Think about a lap at your favorite track; meditate on this lap. Are there areas of the track where your stress and anxiety increase? Are there as many reference points available in this area of the track compared to a section where you’re more relaxed? If not, what are you remembering about this lap, the raw data, or how you are mentally and emotionally processing this data? Would having more raw data help with any stress or anxiety?
By just being aware of our thinking processes and how they affect the information we’re gathering, we have already made progress. To continue this progress, let me offer an exercise from Simon Jacobson. Pick any book or text. Read just two pages. You can read these two pages as many times as you like. Once you’ve finished reading and remembering as much as you can about the text, get two pieces of paper and write down all of the author’s main ideas. You don’t have to write it word for word, but try to get a solid summary of what the author was trying to convey. Now go back and compare your writing to the author’s.
Most of us will find that we were able to complete this task with a 35% – 50% accuracy rate. If you are super aware, you may have caught yourself processing part of the text before you stored and memorized the text. However, there is hope. The more we practice this, the better we will get. Now think about the accuracy rate of the information you are able to recall from your favorite track. Is there opportunity for memory improvement? Could you also increase your awareness to capture more data?

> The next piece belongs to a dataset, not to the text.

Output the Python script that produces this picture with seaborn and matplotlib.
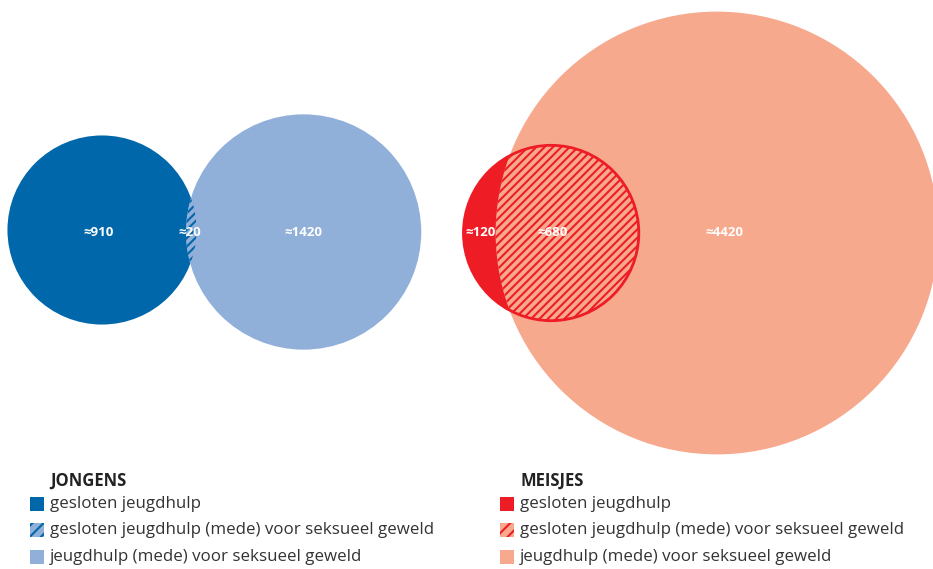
import numpy as np
import matplotlib
matplotlib.use('Agg')
import matplotlib.pyplot as plt
from matplotlib.patches import Circle, Rectangle
import seaborn as sns

# counts per group: only set A, overlap, only set B
jongens_counts = [910, 20, 1420]
meisjes_counts = [120, 680, 4420]
legend_labels = ['gesloten jeugdhulp',
                 'gesloten jeugdhulp (mede) voor seksueel geweld',
                 'jeugdhulp (mede) voor seksueel geweld']
group_titles = ['JONGENS', 'MEISJES']

blue_dark, blue_light = '#0067AB', '#90AFD9'
red, salmon = '#EE1C25', '#F7A98D'

sns.set_style('white')
plt.rcParams['font.family'] = ['Open Sans', 'DejaVu Sans']
plt.rcParams['hatch.linewidth'] = 1.5

K = 3.1  # px per sqrt(count)


def lens_area(r1, r2, d):
    if d >= r1 + r2:
        return 0.0
    if d <= abs(r1 - r2):
        return np.pi * min(r1, r2) ** 2
    a1 = r1**2 * np.arccos((d**2 + r1**2 - r2**2) / (2 * d * r1))
    a2 = r2**2 * np.arccos((d**2 + r2**2 - r1**2) / (2 * d * r2))
    a3 = 0.5 * np.sqrt((-d + r1 + r2) * (d + r1 - r2) * (d - r1 + r2) * (d + r1 + r2))
    return a1 + a2 - a3


def solve_dist(r1, r2, target):
    lo, hi = abs(r1 - r2) + 1e-6, r1 + r2
    for _ in range(80):
        mid = (lo + hi) / 2
        if lens_area(r1, r2, mid) > target:
            lo = mid
        else:
            hi = mid
    return (lo + hi) / 2


fig = plt.figure(figsize=(9.33, 5.69), dpi=100)
ax = fig.add_axes([0, 0, 1, 1])
ax.set_xlim(0, 933)
ax.set_ylim(569, 0)
ax.set_aspect('equal')
ax.axis('off')

lab_kw = dict(color='white', fontsize=9.5, fontweight='bold', ha='center', va='center')

# ---- jongens ----
a, ab, b = jongens_counts
rA = K * np.sqrt(a + ab)
rB = K * np.sqrt(b + ab)
dJ = solve_dist(rA, rB, np.pi * K**2 * ab)
cA = (102, 230)
cB = (102 + dJ + 2, 232)
circA = Circle(cA, rA, fc=blue_dark, ec='none')
circB = Circle(cB, rB, fc=blue_light, ec='none')
ax.add_patch(circA)
ax.add_patch(circB)
hatchA = Circle(cA, rA, fc=blue_light, ec=blue_dark, lw=0, hatch='////')
ax.add_patch(hatchA)
hatchA.set_clip_path(circB)
ax.text(cA[0] - 3, 232, f'≈{a}', **lab_kw)
ax.text((cB[0] - rB + cA[0] + rA) / 2 - 1, 232, f'≈{ab}', **lab_kw)
ax.text(cB[0], 232, f'≈{b}', **lab_kw)

# ---- meisjes ----
a, ab, b = meisjes_counts
rA = K * np.sqrt(a + ab)
rB = K * np.sqrt(b + ab)
dM = solve_dist(rA, rB, np.pi * K**2 * ab)
cB = (717, 233)
cA = (717 - dM, 233)
circB = Circle(cB, rB, fc=salmon, ec='none')
circA = Circle(cA, rA, fc=red, ec='none')
ax.add_patch(circB)
ax.add_patch(circA)
hatchA = Circle(cA, rA, fc=salmon, ec=red, lw=0, hatch='////')
ax.add_patch(hatchA)
hatchA.set_clip_path(circB)
ax.add_patch(Circle(cA, rA, fc='none', ec=red, lw=2))
ax.text((cA[0] - rA + cB[0] - rB) / 2 + 1, 232, f'≈{a}', **lab_kw)
ax.text(cA[0] + 1, 232, f'≈{ab}', **lab_kw)
ax.text(cB[0] + 7, 232, f'≈{b}', **lab_kw)

# ---- legends ----
legend_sets = [(30, [blue_dark, blue_light]), (500, [red, salmon])]
row_y = [504, 530, 557]
for (x0, (dark, light)), title in zip(legend_sets, group_titles):
    ax.text(x0 + 20, 481, title, fontsize=12, fontweight='bold', color='#222222',
            ha='left', va='center')
    styles = [dict(fc=dark, ec='none'),
              dict(fc=light, ec=dark, lw=0, hatch='///'),
              dict(fc=light, ec='none')]
    for y, lbl, st in zip(row_y, legend_labels, styles):
        ax.add_patch(Rectangle((x0, y - 7), 14, 14, **st))
        ax.text(x0 + 20, y, lbl, fontsize=12.2, color='#333333', ha='left', va='center')

fig.savefig('out.png', dpi=100)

In summary, we have all heard not to drive in our mirrors on track. We can likewise regard any mistakes or foolishness we’re responsible for as being in our mirrors. That stuff is behind us. We can’t correct our mistakes, but we can correct our thinking and programming that lead to less than desirable results. We can become more aware, both of the situations presented to us on track and our own mental processes while driving. We can become less foolish. If we are able to improve ourselves this way on track, is it possible to also improve our relationships, work performance, or whatever else we aim for in life? I wish everyone their best laps and their best life.